• [RECORDED DATA]
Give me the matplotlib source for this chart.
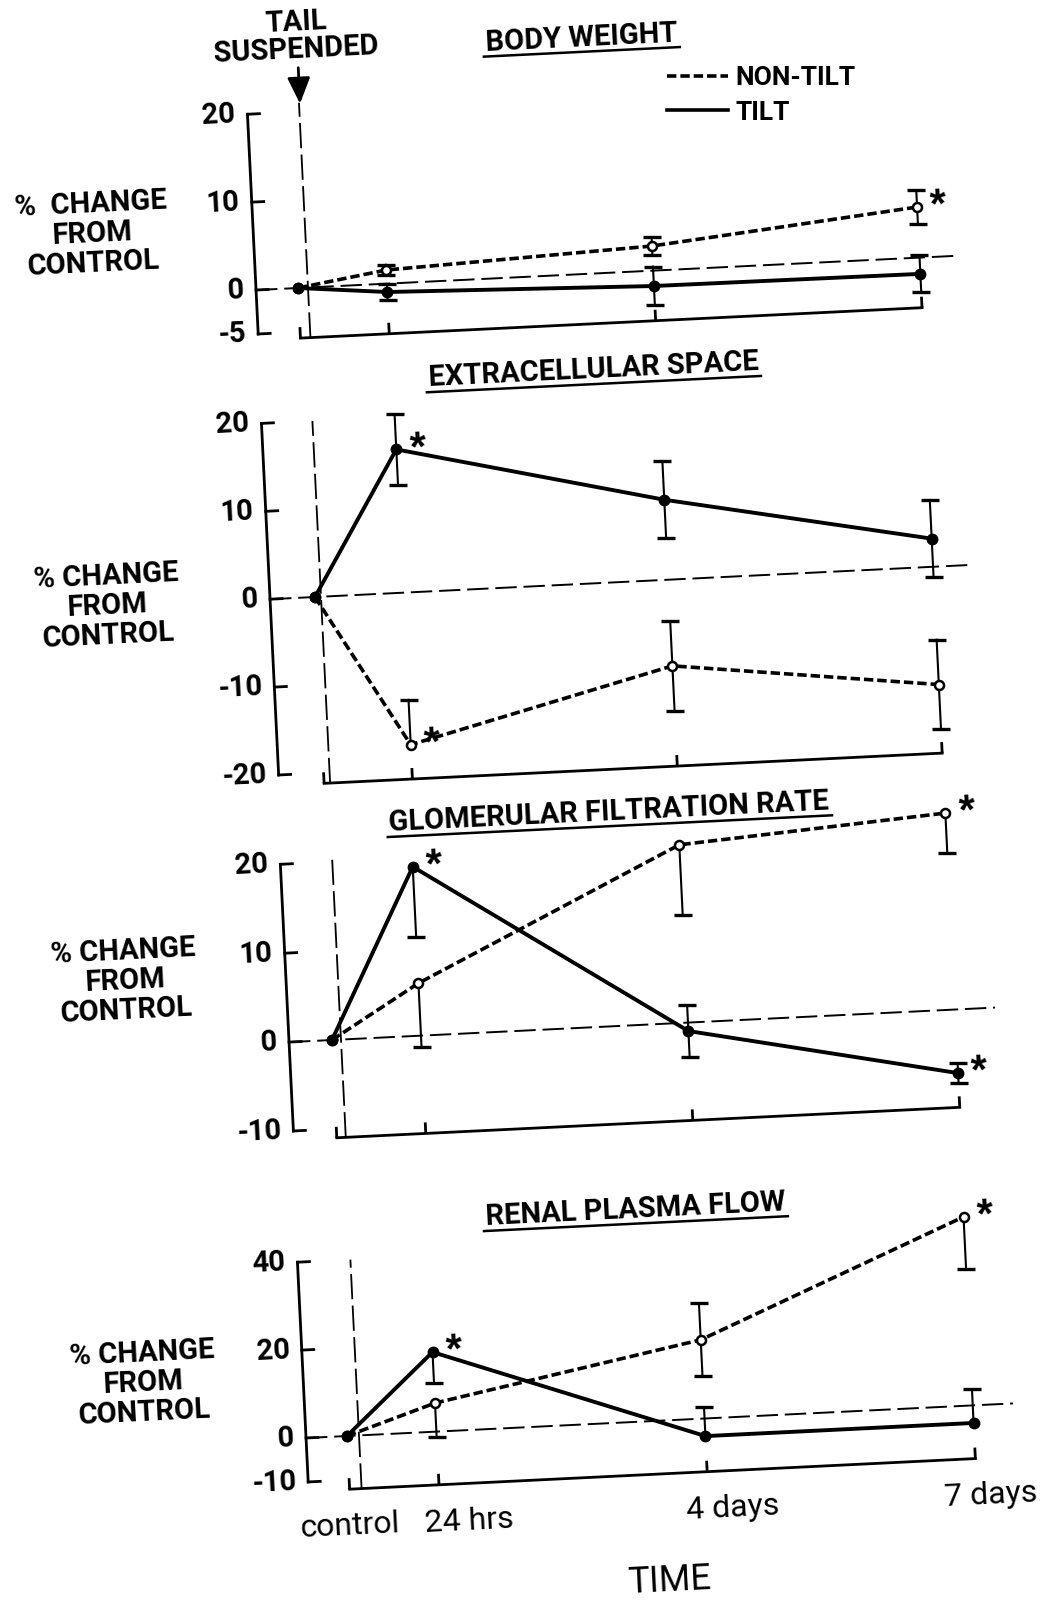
import matplotlib
matplotlib.use("Agg")
import matplotlib.pyplot as plt
from matplotlib import font_manager
from matplotlib.font_manager import FontProperties
from matplotlib.lines import Line2D
from matplotlib.transforms import Affine2D

# ---------------- data: % change from control ----------------
days = [0, 1, 4, 7]
time_labels = ["control", "24 hrs", "4 days", "7 days"]

bw_tilt = [0, -0.95, -1.75, -1.85]
bw_tilt_err_lo = [0, 0.9, 2.2, 2.1]
bw_tilt_err_hi = [0, 0.9, 2.2, 2.1]
bw_nontilt = [0, 1.55, 2.8, 5.75]
bw_nontilt_err_lo = [0, 0.6, 1.0, 1.9]
bw_nontilt_err_hi = [0, 0.6, 1.0, 1.9]
bw_stars = [("nontilt", 3)]

ecs_tilt = [0, 16.3, 9.1, 3.2]
ecs_tilt_err_lo = [0, 4.0, 4.4, 4.4]
ecs_tilt_err_hi = [0, 4.0, 4.4, 4.4]
ecs_nontilt = [0, -17.3, -9.8, -13.4]
ecs_nontilt_err_lo = [0, 0, 5.1, 5.1]
ecs_nontilt_err_hi = [0, 5.1, 5.1, 5.1]
ecs_stars = [("tilt", 1), ("nontilt", 1)]

gfr_tilt = [0, 19.0, -0.95, -7.15]
gfr_tilt_err_lo = [0, 7.9, 2.9, 1.1]
gfr_tilt_err_hi = [0, 0, 2.9, 1.1]
gfr_nontilt = [0, 5.9, 20.0, 22.1]
gfr_nontilt_err_lo = [0, 7.2, 7.9, 4.5]
gfr_nontilt_err_hi = [0, 0, 0, 0]
gfr_stars = [("tilt", 1), ("nontilt", 3), ("tilt", 3)]

rpf_tilt = [0, 18.1, -4.0, -4.0]
rpf_tilt_err_lo = [0, 7.0, 0, 0]
rpf_tilt_err_hi = [0, 0, 6.6, 7.7]
rpf_nontilt = [0, 6.5, 17.9, 42.9]
rpf_nontilt_err_lo = [0, 7.7, 8.3, 11.8]
rpf_nontilt_err_hi = [0, 0, 8.3, 0]
rpf_stars = [("tilt", 1), ("nontilt", 3)]

# ---------------- layout (pixels) ----------------
W, H = 1046, 1602
ANGLE = 2.8          # the sheet sits slightly rotated
panels = [
    dict(title="BODY WEIGHT", ylab1="%  CHANGE", yticks=[-5, 0, 10, 20],
         tilt=(bw_tilt, bw_tilt_err_lo, bw_tilt_err_hi),
         nontilt=(bw_nontilt, bw_nontilt_err_lo, bw_nontilt_err_hi),
         stars=bw_stars, origin=(298, 288), ppd=88.9, ppu=8.8,
         axis_px=-42, tail_px=10, tail_extra=9, bracket=-5.7,
         title_at=(295, 238), ylabel_at=(-203, 64)),
    dict(title="EXTRACELLULAR SPACE", ylab1="% CHANGE", yticks=[-20, -10, 0, 10, 20],
         tilt=(ecs_tilt, ecs_tilt_err_lo, ecs_tilt_err_hi),
         nontilt=(ecs_nontilt, ecs_nontilt_err_lo, ecs_nontilt_err_hi),
         stars=ecs_stars, origin=(315, 597), ppd=88.4, ppu=8.8,
         axis_px=-45, tail_px=6, tail_extra=0, bracket=-21.2,
         title_at=(289, 215), ylabel_at=(-208, 1)),
    dict(title="GLOMERULAR FILTRATION RATE", ylab1="% CHANGE", yticks=[-10, 0, 10, 20],
         tilt=(gfr_tilt, gfr_tilt_err_lo, gfr_tilt_err_hi),
         nontilt=(gfr_nontilt, gfr_nontilt_err_lo, gfr_nontilt_err_hi),
         stars=gfr_stars, origin=(332, 1040), ppd=89.1, ppu=8.9,
         axis_px=-43, tail_px=9, tail_extra=2, bracket=-11.0,
         title_at=(288, 216), ylabel_at=(-204, 69)),
    dict(title="RENAL PLASMA FLOW", ylab1="% CHANGE", yticks=[-10, 0, 20, 40],
         tilt=(rpf_tilt, rpf_tilt_err_lo, rpf_tilt_err_hi),
         nontilt=(rpf_nontilt, rpf_nontilt_err_lo, rpf_nontilt_err_hi),
         stars=rpf_stars, origin=(347, 1436), ppd=89.5, ppu=4.4,
         axis_px=-41, tail_px=12, tail_extra=0, bracket=-12.1,
         title_at=(299, 214), ylabel_at=(-201, 63)),
]
XLABEL_NUDGE = [0, 30, 26, 16]
ZERO_END = 7.45

names = {f.name for f in font_manager.fontManager.ttflist}
LETTER = "Roboto" if "Roboto" in names else "DejaVu Sans"
letter_fp = FontProperties(family=[LETTER, "DejaVu Sans"], weight="bold", size=21)
legend_fp = FontProperties(family=[LETTER, "DejaVu Sans"], weight="bold", size=19)
time_fp = FontProperties(family=[LETTER, "DejaVu Sans"], size=23)
axis_title_fp = FontProperties(family=[LETTER, "DejaVu Sans"], size=26)
star_fp = FontProperties(family=["Liberation Sans", "DejaVu Sans"], weight="bold", size=30)

TILT = dict(color="k", lw=2.8, ls="-", marker="o", ms=7.5, mfc="k", mec="k",
            solid_joinstyle="round", zorder=4)
NONTILT = dict(color="k", lw=2.6, dashes=(2.6, 1.1), marker="o", ms=6.5, mfc="white",
               mec="k", mew=1.8, zorder=4)

fig = plt.figure(figsize=(W / 100, H / 100), dpi=100)
fig.patch.set_facecolor("white")
renderer = fig.canvas.get_renderer()


def draw_panel(p, is_first, is_last):
    X0, Y0 = p["origin"][0], H - p["origin"][1]
    ppd, ppu = p["ppd"], p["ppu"]
    ax = fig.add_axes([0, 0, 1, 1])
    ax.set_axis_off()
    ax.set_xlim(-X0 / ppd, (W - X0) / ppd)
    ax.set_ylim(-Y0 / ppu, (H - Y0) / ppu)
    rot = Affine2D().rotate_deg_around(X0, Y0, ANGLE)
    T = ax.transData + rot
    Tpx = Affine2D().translate(X0, Y0) + rot
    txt = dict(rotation=ANGLE, rotation_mode="anchor")

    ymin, ymax = p["yticks"][0], p["yticks"][-1]
    ax_d = p["axis_px"] / ppd
    ax.plot([ax_d, ax_d], [ymin, ymax], color="k", lw=2, transform=T,
            solid_capstyle="projecting")
    for t in p["yticks"]:
        ax.plot([ax_d, ax_d + 12 / ppd], [t, t], color="k", lw=2, transform=T)
        ax.annotate(str(t), xy=(ax_d, t), xycoords=T, xytext=(-12, 0),
                    textcoords="offset pixels", ha="right", va="center",
                    fontproperties=letter_fp, **txt)

    # time axis bracket
    bv = p["bracket"]
    ax.plot([days[0], days[-1]], [bv, bv], color="k", lw=2, transform=T)
    ax.vlines(days, bv, bv + 11 / ppu, color="k", lw=2, transform=T)

    # tail suspension marker and zero line
    td = p["tail_px"] / ppd
    ax.plot([td, td], [bv, ymax + p["tail_extra"] / ppu], color="k", lw=1.3,
            dashes=(14, 3.5), transform=T)
    ax.plot([ax_d, ZERO_END], [0, 0], color="k", lw=1.4, dashes=(11, 3.5), transform=T)

    for key, style in (("nontilt", NONTILT), ("tilt", TILT)):
        vals, lo, hi = p[key]
        for d, v, l, h in zip(days, vals, lo, hi):
            if l or h:
                ax.plot([d, d], [v - l, v + h], color="k", lw=1.5, transform=T, zorder=3)
                caps = [y for y, e in ((v - l, l), (v + h, h)) if e]
                ax.plot([d] * len(caps), caps, ls="none", marker="_", ms=13, mew=2.4,
                        color="k", transform=T, zorder=3)
        ax.plot(days, vals, transform=T, **style)

    for key, i in p["stars"]:
        ax.annotate("*", xy=(days[i], p[key][0][i]), xycoords=T, xytext=(22, -10),
                    textcoords="offset pixels", ha="center", va="baseline",
                    fontproperties=star_fp, **txt)

    # panel title with underline
    tu, tw_ = p["title_at"]
    ax.text(tu, tw_ - 10, p["title"], transform=Tpx, ha="center", va="baseline",
            fontproperties=letter_fp, **txt)
    width, _, _ = renderer.get_text_width_height_descent(p["title"], letter_fp, ismath=False)
    ax.plot([tu - width / 2 - 2, tu + width / 2 + 2], [tw_ - 16, tw_ - 16], color="k",
            lw=1.8, transform=Tpx)

    yu, yw = p["ylabel_at"]
    for k, line in enumerate([p["ylab1"], "FROM", "CONTROL"]):
        ax.text(yu, yw + 29.5 * (1 - k), line, transform=Tpx, ha="center", va="center",
                fontproperties=letter_fp, **txt)

    if is_first:
        ax.text(11, 265, "TAIL", transform=Tpx, ha="center", va="center",
                fontproperties=letter_fp, **txt)
        ax.text(10, 238, "SUSPENDED", transform=Tpx, ha="center", va="center",
                fontproperties=letter_fp, **txt)
        ax.annotate("", xy=(11, 184), xycoords=Tpx, xytext=(11, 220), textcoords=Tpx,
                    arrowprops=dict(arrowstyle="-|>,head_length=0.8,head_width=0.35",
                                    color="k", lw=2, mutation_scale=20,
                                    shrinkA=0, shrinkB=0))

    if is_last:
        for d, lab, nudge in zip(days, time_labels, XLABEL_NUDGE):
            ax.annotate(lab, xy=(d, bv), xycoords=T, xytext=(nudge, -37),
                        textcoords="offset pixels", ha="center", va="center",
                        fontproperties=time_fp, **txt)
        ax.text(315, -161, "TIME", transform=Tpx, ha="center", va="center",
                fontproperties=axis_title_fp, **txt)


for n, p in enumerate(panels):
    draw_panel(p, n == 0, n == len(panels) - 1)

handles = [Line2D([], [], color="k", lw=2.6, dashes=(2.6, 1.1)),
           Line2D([], [], color="k", lw=2.6)]
fig.legend(handles, ["NON-TILT", "TILT"], loc="upper left",
           bbox_to_anchor=(667 / W, 1 - 66 / H), frameon=False, prop=legend_fp,
           handlelength=2.3, handletextpad=0.3, labelspacing=0.4,
           borderpad=0, borderaxespad=0)

fig.savefig("out.png", dpi=100, facecolor="white")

• [YOUR GOAL]
Repeat the listing above exactly from its first line to the line containing "from matplotlib.transforms import Affine2D", both included, and omit the pictures.

• [ANSWER FOR THE TASK]
Give me the matplotlib source for this chart.
import matplotlib
matplotlib.use("Agg")
import matplotlib.pyplot as plt
from matplotlib import font_manager
from matplotlib.font_manager import FontProperties
from matplotlib.lines import Line2D
from matplotlib.transforms import Affine2D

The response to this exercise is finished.